Fiona Brockhoff has become synonymous with environmentally sustainable coastal garden design in southern Australia, and with good reason. Her adventurous use of native plants like clipped casuarina topiary, mixed with exotic succulents and a range of textured grasses gives her gardens a very distinctive flavour. In her own garden and the adjoining neighbour’s garden in windswept coastal southern Victoria, the colours are muted grey, silver and olive green, mixed with innumerable found objects.

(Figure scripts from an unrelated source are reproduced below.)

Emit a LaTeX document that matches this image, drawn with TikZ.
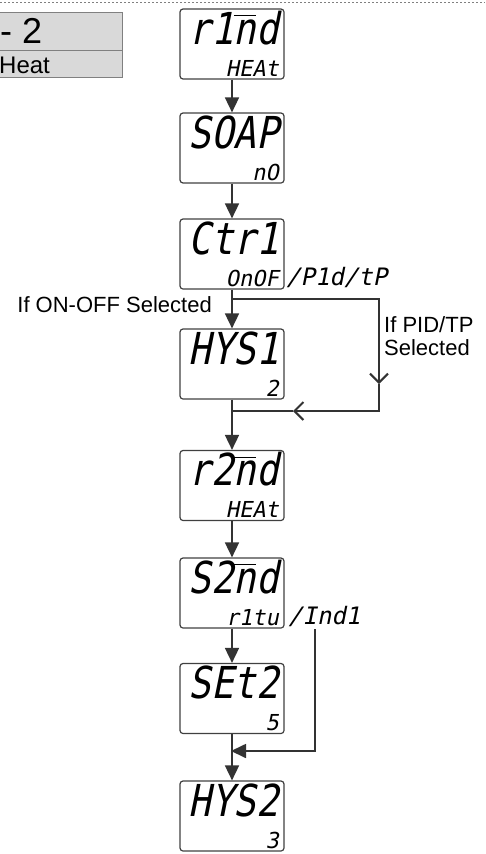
\documentclass[tikz,border=0pt]{standalone}
\usepackage{fontspec}
\setmainfont{Liberation Sans}
\newfontfamily\segbig[FakeSlant=0.2,FakeStretch=0.85]{DejaVu Sans Mono}
\newfontfamily\segsmall[FakeSlant=0.2]{DejaVu Sans Mono}
\newcommand\barn{$\overline{\hbox{n\rule{0pt}{27pt}}}$}
\usetikzlibrary{arrows.meta}

\begin{document}
\begin{tikzpicture}[x=1pt, y=-1pt,
    disp/.style={draw=black!75, line width=1.2pt, rounded corners=3pt, minimum width=104pt, minimum height=70pt, inner sep=0pt},
    bigtxt/.style={font=\fontsize{44}{44}\segbig, inner sep=0pt, anchor=base east},
    smalltxt/.style={font=\fontsize{22}{22}\segsmall, inner sep=0pt, anchor=base east},
    sidetxt/.style={font=\fontsize{24}{24}\segsmall, inner sep=0pt, anchor=base west},
    lbl/.style={font=\fontsize{22}{23}\selectfont, inner sep=0pt},
    flow/.style={draw=black!80, line width=1.7pt, -{Triangle[length=15pt,width=14pt]}},
    barb/.style={draw=black!80, line width=1.7pt, -{Straight Barb[length=9pt,width=18pt,line width=2pt]}},
    plain/.style={draw=black!80, line width=1.7pt}]
        \useasboundingbox (0,0) rectangle (485,854);

        % Dotted rule at the top
        \draw[gray, dash pattern=on 2pt off 2pt] (0,2) -- (485,2);

        % Table corner
        \draw[gray, fill=black!15] (-1,12) rectangle (122,50);
        \draw[gray, fill=black!15] (-1,50) rectangle (122,77);
        \node[lbl, font=\fontsize{36}{36}\selectfont, anchor=base west] (relay) at (0,43) {- 2};
        \node[lbl, font=\fontsize{24}{24}\selectfont, anchor=base west] (heat) at (-1,73) {Heat};

        % Displays
        \foreach \n/\y/\a/\b in {rind/44/r1\barn d/HEAt, soap/148/SOAP/nO, ctr/254/Ctr1/OnOF,
                hys1/364/HYS1/2, r2nd/485.5/r2\barn d/HEAt, s2nd/593/S2\barn d/r1tu,
                set2/698.5/SEt2/5, hys2/816/HYS2/3} {
            \node[disp] (\n) at (232,\y) {};
            \node[bigtxt] (\n-top) at (279,\y) {\a};
            \node[smalltxt] (\n-bot) at (279,\y+32) {\b};
        }

        % Other choices
        \node[sidetxt] (ctr-alt) at (286,285) {/P1d/tP};
        \node[sidetxt] (s2nd-alt) at (288,624) {/Ind1};

        % Main flow
        \draw[flow] (rind) -- (soap);
        \draw[flow] (soap) -- (ctr);
        \draw[flow] (ctr) -- (hys1);
        \draw[flow] (hys1) -- (r2nd);
        \draw[flow] (r2nd) -- (s2nd);
        \draw[flow] (s2nd) -- (set2);
        \draw[flow] (set2) -- (hys2);

        % PID/TP bypass
        \coordinate (split1) at (231,299);
        \coordinate (pidR) at (379,299);
        \coordinate (pidMid) at (379,384);
        \coordinate (pidB) at (379,411);
        \coordinate (pidArr) at (293,411);
        \coordinate (join1) at (231,411);
        \draw[barb] (split1) -- (pidR) -- (pidMid);
        \draw[barb] (pidMid) -- (pidB) -- (pidArr);
        \draw[plain] (pidArr) -- (join1);

        \node[lbl, anchor=east] (onoff) at (212,305) {If ON-OFF Selected};
        \node[lbl, anchor=north west, align=left] (pidtp) at (384,316) {If PID/TP\\Selected};

        % Ind1 bypass
        \coordinate (indTop) at (315,629);
        \coordinate (join2) at (231,751);
        \draw[flow] (indTop) |- (join2);
\end{tikzpicture}
\end{document}
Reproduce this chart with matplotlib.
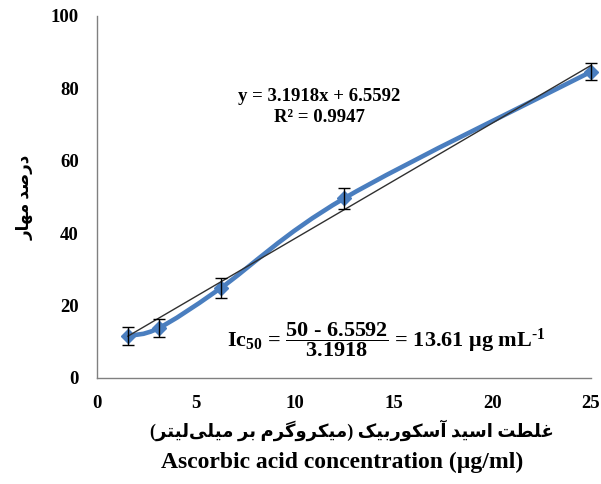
import numpy as np
import matplotlib
matplotlib.use("Agg")
from matplotlib import pyplot as plt
from matplotlib.path import Path
from matplotlib.patches import PathPatch

plt.rcParams['font.family'] = ['Liberation Serif', 'DejaVu Sans']
plt.rcParams['font.weight'] = 'bold'
plt.rcParams['mathtext.fontset'] = 'custom'
plt.rcParams['mathtext.rm'] = 'Liberation Serif:bold'
plt.rcParams['mathtext.bf'] = 'Liberation Serif:bold'
plt.rcParams['mathtext.it'] = 'Liberation Serif:italic:bold'

# data
conc = [1.5625, 3.125, 6.25, 12.5, 25]
inhib = [11.6, 13.8, 24.8, 49.6, 84.6]
err = [2.6, 2.6, 2.8, 2.9, 2.4]
slope = 3.1918
intercept = 6.5592
r2 = 0.9947
xticks = [0, 5, 10, 15, 20, 25]
yticks = [0, 20, 40, 60, 80, 100]

ylabel_fa = "درصد مهار"
xlabel_fa = "غلطت اسید آسکوربیک (میکروگرم بر میلی\u200cلیتر)"
xlabel_en = "Ascorbic acid concentration (µg/ml)"

# minimal arabic shaping (matplotlib has no shaping / bidi)
forms = {
    'ا': (0xFE8D, 0xFE8E), 'آ': (0xFE81, 0xFE82), 'د': (0xFEA9, 0xFEAA),
    'ر': (0xFEAD, 0xFEAE), 'و': (0xFEED, 0xFEEE),
    'ب': (0xFE8F, 0xFE90, 0xFE91, 0xFE92), 'ت': (0xFE95, 0xFE96, 0xFE97, 0xFE98),
    'س': (0xFEB1, 0xFEB2, 0xFEB3, 0xFEB4), 'ص': (0xFEB9, 0xFEBA, 0xFEBB, 0xFEBC),
    'ط': (0xFEC1, 0xFEC2, 0xFEC3, 0xFEC4), 'غ': (0xFECD, 0xFECE, 0xFECF, 0xFED0),
    'ک': (0xFB8E, 0xFB8F, 0xFB90, 0xFB91), 'گ': (0xFB92, 0xFB93, 0xFB94, 0xFB95),
    'ل': (0xFEDD, 0xFEDE, 0xFEDF, 0xFEE0), 'م': (0xFEE1, 0xFEE2, 0xFEE3, 0xFEE4),
    'ه': (0xFEE9, 0xFEEA, 0xFEEB, 0xFEEC), 'ی': (0xFBFC, 0xFBFD, 0xFBFE, 0xFBFF),
}

def shape(s):
    out = []
    for i, ch in enumerate(s):
        if ch not in forms:
            out.append(ch)
            continue
        f = forms[ch]
        prev = s[i-1] if i > 0 else ''
        nxt = s[i+1] if i + 1 < len(s) else ''
        jp = prev in forms and len(forms[prev]) == 4
        jn = len(f) == 4 and nxt in forms
        out.append(chr(f[(1 if jp else 0) + (2 if jn else 0)]))
    mirror = {'(': ')', ')': '('}
    return ''.join(mirror.get(c, c) for c in reversed(out) if c != '\u200c')

fig = plt.figure(figsize=(6.01, 4.84), dpi=100)
ax = fig.add_axes([97/601, 1-378/484, 494/601, 362/484])

blue = '#4A7EBF'

# smoothed line (excel style bezier through the points)
x = np.array(conc)
y = np.array(inhib)
pts = np.column_stack([x, y])
verts = [pts[0]]
codes = [Path.MOVETO]
n = len(pts)
for i in range(n - 1):
    p0 = pts[max(i-1, 0)]
    p1 = pts[i]
    p2 = pts[i+1]
    p3 = pts[min(i+2, n-1)]
    verts += [p1 + (p2 - p0)/6, p2 - (p3 - p1)/6, p2]
    codes += [Path.CURVE4]*3
ax.add_patch(PathPatch(Path(verts, codes), facecolor='none', edgecolor=blue,
                       lw=3.3, zorder=2, clip_on=False))
ax.plot(conc, inhib, ls='none', marker='D', ms=7, color=blue, zorder=3, clip_on=False)

# linear trendline
tx = np.array([conc[0], conc[-1]])
ax.plot(tx, slope*tx + intercept, color='#303030', lw=1, zorder=4, clip_on=False)

ax.errorbar(conc, inhib, yerr=err, fmt='none', ecolor='black', elinewidth=1,
            capsize=4, capthick=1, zorder=5, clip_on=False)

ax.set_xlim(0, 25)
ax.set_ylim(0, 100)
ax.set_xticks(xticks)
ax.set_yticks(yticks)
ax.tick_params(length=0, labelsize=13.5)
ax.tick_params(axis='y', pad=13)
ax.tick_params(axis='x', pad=12)
for lab in ax.get_xticklabels() + ax.get_yticklabels():
    lab.set_fontweight('bold')
for s in ['top', 'right']:
    ax.spines[s].set_visible(False)
for s in ['left', 'bottom']:
    ax.spines[s].set_color('#808080')
    ax.spines[s].set_linewidth(1)

ax.text(0.45, 0.748, f"y = {slope}x + {intercept}\nR² = {r2}", transform=ax.transAxes,
        ha='center', va='center', fontsize=13.5, fontweight='bold', linespacing=1.3)

ic50 = (50 - intercept) / slope
ax.text(0.585, 0.105,
        r"$\text{Ic}_{\text{50}}\text{ = }\dfrac{\text{50 - " + f"{intercept}" +
        r"}}{\text{" + f"{slope}" + r"}}\text{ = " + f"{ic50:.2f}" +
        r" μg mL}^{\text{-1}}$",
        transform=ax.transAxes, ha='center', va='center', fontsize=16)

fig.text(352/601, 1-430/484, shape(xlabel_fa), ha='center', va='center',
         fontsize=13, fontweight='bold')
fig.text(342/601, 1-462/484, xlabel_en, ha='center', va='center',
         fontsize=17, fontweight='bold')
fig.text(25/601, 1-197/484, shape(ylabel_fa), ha='center', va='center',
         rotation=90, fontsize=12, fontweight='bold')

fig.savefig("out.png", dpi=100, facecolor='white')
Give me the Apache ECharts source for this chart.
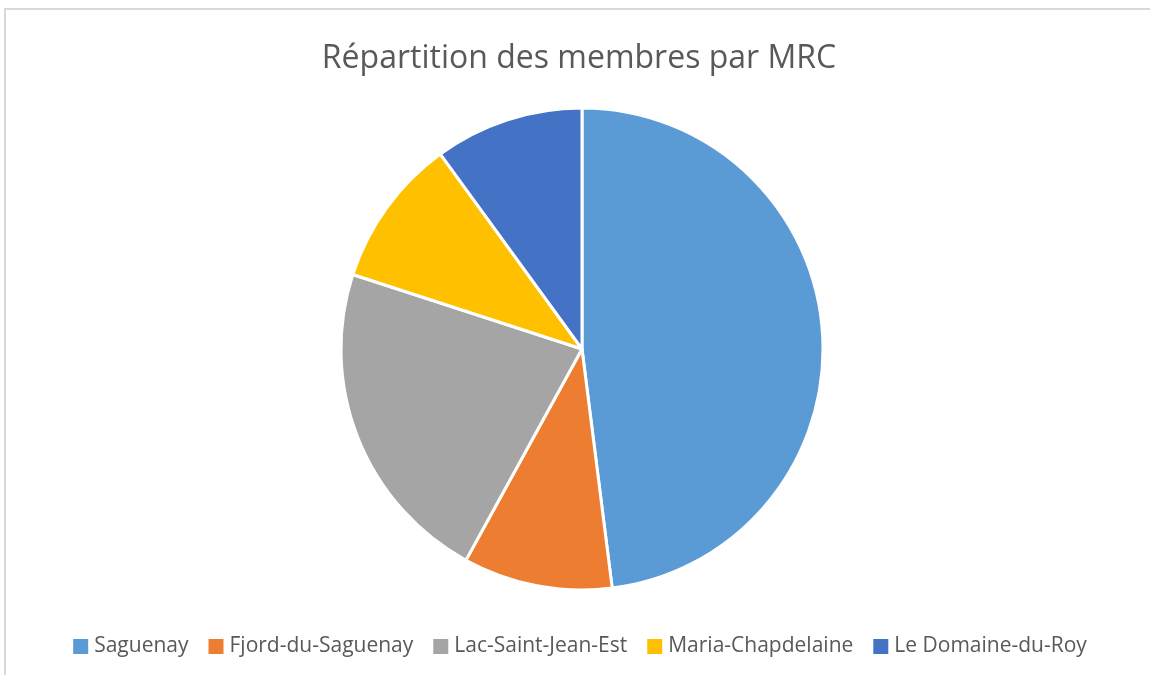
<!DOCTYPE html>
<html>
<head>
<meta charset="utf-8">
<script src="https://cdn.jsdelivr.net/npm/echarts@6/dist/echarts.min.js"></script>
<style>
    html, body { margin: 0; padding: 0; background: #fff; }
    #chart {
        position: absolute;
        left: 4px;
        top: 8px;
        width: 1146px;
        height: 667px;
        border-top: 2px solid #d9d9d9;
        border-left: 2px solid #d9d9d9;
    }
</style>
</head>
<body>
<div id="chart"></div>
<script>
    // MRC et part des membres (%)
    var mrcNames = ['Saguenay', 'Fjord-du-Saguenay', 'Lac-Saint-Jean-Est', 'Maria-Chapdelaine', 'Le Domaine-du-Roy'];
    var mrcValues = [48, 10, 22, 10, 10];
    var mrcColors = ['#5b9bd5', '#ed7d31', '#a5a5a5', '#ffc000', '#4472c4'];

    var pieData = [];
    for (var i = 0; i < mrcNames.length; i++) {
        pieData.push({ name: mrcNames[i], value: mrcValues[i] });
    }

    var chart = echarts.init(document.getElementById('chart'));
    var option = {
        color: mrcColors,
        title: {
            text: 'Répartition des membres par MRC',
            left: 'center',
            top: 28,
            textStyle: {
                color: '#595959',
                fontFamily: 'Open Sans',
                fontWeight: 'normal',
                fontSize: 32
            }
        },
        legend: {
            bottom: 15,
            left: 'center',
            itemWidth: 17,
            itemHeight: 17,
            itemGap: 18,
            icon: 'rect',
            textStyle: {
                color: '#595959',
                fontFamily: 'Open Sans',
                fontSize: 21
            },
            data: mrcNames
        },
        series: [{
            type: 'pie',
            radius: 241,
            center: [576, 339],
            startAngle: 90,
            clockwise: true,
            silent: true,
            label: { show: false },
            labelLine: { show: false },
            itemStyle: {
                borderColor: '#ffffff',
                borderWidth: 3
            },
            data: pieData
        }]
    };
    chart.setOption(option);
</script>
</body>
</html>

Most of the gardens survive on the rain nature sends them, and relatively low maintenance, with the exception of her extensive vegetable garden and adjoining vineyard. Fiona’s own garden is crowded with objects everywhere you look, hanging in trees and stacked in corners, from smooth glassy spheres and bottles that contrast with the ropey bark of surrounding trees, to collections of whatever the sea has thrown up on the local shore – driftwood and shells of course, but also rubber thongs (jandals/flip flops) and rusty tools. Although if it were mine I’d run amok throwing things out, I can see the intensity of connection with her local landscape shining through, making this a very personal garden.
One of the most astonishing sculptural elements are towering spires of stacked rocks that sway in the breeze – a fascinating contradiction of their apparent weight.
I visited these gardens as part of the Australian Landscape Conference garden tour.